AVC: In Chicago, you’re used to playing for a fairly large and receptive crowd. Are you planning on making any adjustments to the live show now that you’re going on tour and playing for people who have never seen OFFICE before?

TS: I think it’s easier for us to play in front of crowds that don’t know us, because our friends are our biggest critics. They’ve seen us a million times or even played in bands with us, and they know exactly when we’re on our game and when we’re not.

AVC: Your guys used to have a very close association with the “office” theme – sexy typists on stage, press photos in front of copy machines, etc. It seems like you’ve left that behind in marketing the new album – has the concept of the band changed too?

TS: Well, I married one of [the typists]! I think when we started in this city, it was kind of a weird time or a fallow moment there, in 2004 and 2005. We were kind of tired of the bored indie rock posing, the “I’m so fucking cool, I can’t breathe,” so we wanted to put something fun out there and be different…Around our Schubas residency [in May of 2006], we had one last “secretary blowout,” and all those girls dressed as secretaries and were on stage for the last song. It was a total nightmare, and after that we said “game over, it’s time to let the songs stand on their own.” It was a ploy all along, something to get people talking about us…now you look back and say yeah, it was kind of dumb, but it worked (laughs)!

AVC: Do you think now that you’ve left that behind in Chicago, you’ll have to face all of the puns on a national scale?

TS: It’s faded noticeably. I think maybe the record title, A Night at the Ritz, is part of the reason…It’s kind of joke because this record wasn’t made in a night, it was made over 5 years. It’s not just an overnight stay.

AVC: The record has been really well received thus far, but what will have to happen for you to say “We’ve made it?”

TS: Headlining a national tour would be solid, but I mean…a Moonman, man – the VMAs! Wait til we get our treadmill video out there, it’s gonna be huge (laughs). Playing Conan would be great, too – once I’ve given his little tuft of hair a toss, then I’ll know we’ve made it.

AVC: The band has always played up its male-female dynamics, which has proven very successful for bands like Broken Social Scene and Rilo Kiley. What part do you think it plays in the overall image of the band?

TS: I think it’s actually less about image and more about what works. It’s a lot easier to work in a co-ed band than an all-male band…when it’s all dudes, it can be like a volume war or just testosterone overload. And it’s funny, you know, because the women [in OFFICE] provide some of the testosterone, and Scott and I provide some of the estrogen! Plus, I don’t have to be quite as pretty when they’re so hot.

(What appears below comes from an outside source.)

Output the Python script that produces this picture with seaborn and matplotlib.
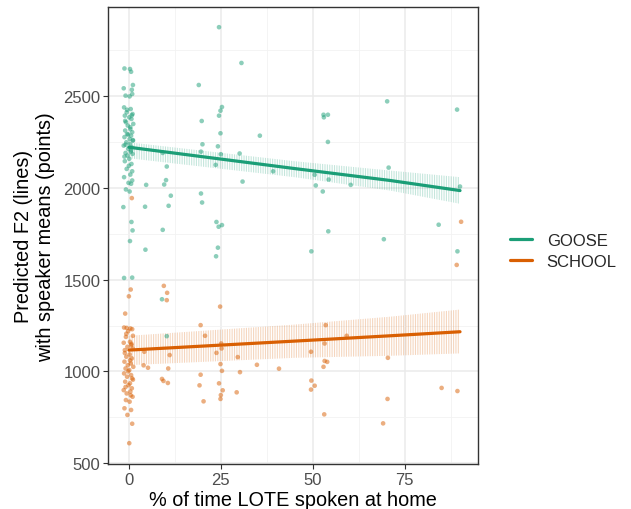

AVC: It seems like it’s been a couple of years since a rock band has broken out of Chicago. Do you guys feel any sort of pressure to be a torchbearer? Is there any pressure from the city’s music community to break down any doors?

TS: I don’t think so…I think it would be great if we could be that band, but we’re not putting any extra pressure on ourselves to that end. I would love to be the Nirvana of Chicago, but you have to be realistic…I wish we could take all of the bands that we love in the city – like The Narrator and Mannequin Men – on tour with us.

AVC: When you guys get, you know, all big and famous, do you think you’ll maintain Chicago as part of the OFFICE identity?

TS: I don’t think anyone has plans on leaving…there was talk of moving to New York a while ago, but the more we’ve been there, the less we want to do that because we see our friends struggling to make their art…I don’t think I’d necessarily want to be he biggest fish in this pond, but I think if you’re able to support yourself with your art more easily – all the better. We really just want to make Chicago an awesome pond.